Objective: Answer with one number: how many lines hold the string "this".
"""
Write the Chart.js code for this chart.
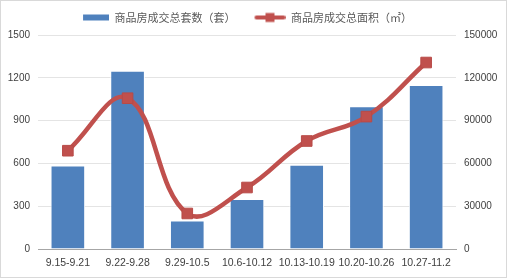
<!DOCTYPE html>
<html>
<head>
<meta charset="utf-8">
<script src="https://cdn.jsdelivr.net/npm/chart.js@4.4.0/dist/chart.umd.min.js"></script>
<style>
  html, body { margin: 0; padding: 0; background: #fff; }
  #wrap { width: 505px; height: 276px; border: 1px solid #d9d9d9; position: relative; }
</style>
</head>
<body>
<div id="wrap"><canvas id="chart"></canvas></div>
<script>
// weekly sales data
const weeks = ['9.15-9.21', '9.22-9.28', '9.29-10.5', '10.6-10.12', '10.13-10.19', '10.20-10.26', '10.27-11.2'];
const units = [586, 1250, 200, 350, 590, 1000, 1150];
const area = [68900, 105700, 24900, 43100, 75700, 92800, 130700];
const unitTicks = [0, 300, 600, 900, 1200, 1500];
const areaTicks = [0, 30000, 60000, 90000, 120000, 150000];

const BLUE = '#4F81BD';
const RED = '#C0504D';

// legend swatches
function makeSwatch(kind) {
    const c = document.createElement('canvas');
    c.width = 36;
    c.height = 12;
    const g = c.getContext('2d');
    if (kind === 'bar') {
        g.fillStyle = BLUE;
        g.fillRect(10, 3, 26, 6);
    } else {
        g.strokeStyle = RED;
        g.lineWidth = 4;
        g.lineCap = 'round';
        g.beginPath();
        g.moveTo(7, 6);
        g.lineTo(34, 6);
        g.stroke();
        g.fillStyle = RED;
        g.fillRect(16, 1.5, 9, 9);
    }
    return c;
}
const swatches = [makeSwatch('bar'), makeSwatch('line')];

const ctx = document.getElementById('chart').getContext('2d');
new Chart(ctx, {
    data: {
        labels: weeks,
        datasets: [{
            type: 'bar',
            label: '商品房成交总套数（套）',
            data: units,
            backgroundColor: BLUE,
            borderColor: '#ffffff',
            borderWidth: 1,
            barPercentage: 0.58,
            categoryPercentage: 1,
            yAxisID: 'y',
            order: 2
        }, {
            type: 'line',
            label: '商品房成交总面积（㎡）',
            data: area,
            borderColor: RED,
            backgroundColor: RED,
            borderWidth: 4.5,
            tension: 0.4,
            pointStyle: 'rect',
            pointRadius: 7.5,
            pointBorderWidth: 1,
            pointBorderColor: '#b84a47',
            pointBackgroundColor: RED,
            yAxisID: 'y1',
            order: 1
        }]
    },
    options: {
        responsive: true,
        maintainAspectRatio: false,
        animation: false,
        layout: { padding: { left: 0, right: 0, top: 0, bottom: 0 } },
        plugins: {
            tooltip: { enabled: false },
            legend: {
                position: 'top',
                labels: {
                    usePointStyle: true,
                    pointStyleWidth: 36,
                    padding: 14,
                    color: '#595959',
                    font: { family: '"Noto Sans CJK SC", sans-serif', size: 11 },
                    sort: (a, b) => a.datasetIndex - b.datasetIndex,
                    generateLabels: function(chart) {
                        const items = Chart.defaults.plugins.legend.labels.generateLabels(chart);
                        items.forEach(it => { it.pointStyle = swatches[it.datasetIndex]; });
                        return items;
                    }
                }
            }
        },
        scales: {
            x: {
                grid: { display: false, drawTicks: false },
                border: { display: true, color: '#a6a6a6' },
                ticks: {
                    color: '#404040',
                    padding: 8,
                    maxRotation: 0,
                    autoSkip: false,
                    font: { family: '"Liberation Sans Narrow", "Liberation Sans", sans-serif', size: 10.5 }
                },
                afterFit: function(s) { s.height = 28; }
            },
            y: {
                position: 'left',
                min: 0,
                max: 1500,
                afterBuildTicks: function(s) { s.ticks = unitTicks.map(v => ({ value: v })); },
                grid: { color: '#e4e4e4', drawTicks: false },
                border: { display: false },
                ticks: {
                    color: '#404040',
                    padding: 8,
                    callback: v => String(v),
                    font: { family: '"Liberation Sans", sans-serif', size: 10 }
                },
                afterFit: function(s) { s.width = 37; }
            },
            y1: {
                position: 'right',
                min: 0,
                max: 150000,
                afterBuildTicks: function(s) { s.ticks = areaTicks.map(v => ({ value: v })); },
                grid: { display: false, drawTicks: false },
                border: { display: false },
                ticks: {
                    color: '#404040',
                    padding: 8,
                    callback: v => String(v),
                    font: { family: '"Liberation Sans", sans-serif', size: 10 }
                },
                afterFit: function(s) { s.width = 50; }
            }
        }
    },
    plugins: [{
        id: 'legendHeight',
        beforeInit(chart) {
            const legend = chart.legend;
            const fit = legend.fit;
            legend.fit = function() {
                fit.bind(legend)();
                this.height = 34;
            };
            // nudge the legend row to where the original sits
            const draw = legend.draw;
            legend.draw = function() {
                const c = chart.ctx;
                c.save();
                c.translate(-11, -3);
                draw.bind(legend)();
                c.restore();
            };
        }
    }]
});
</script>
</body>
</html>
"""
Written answer: 2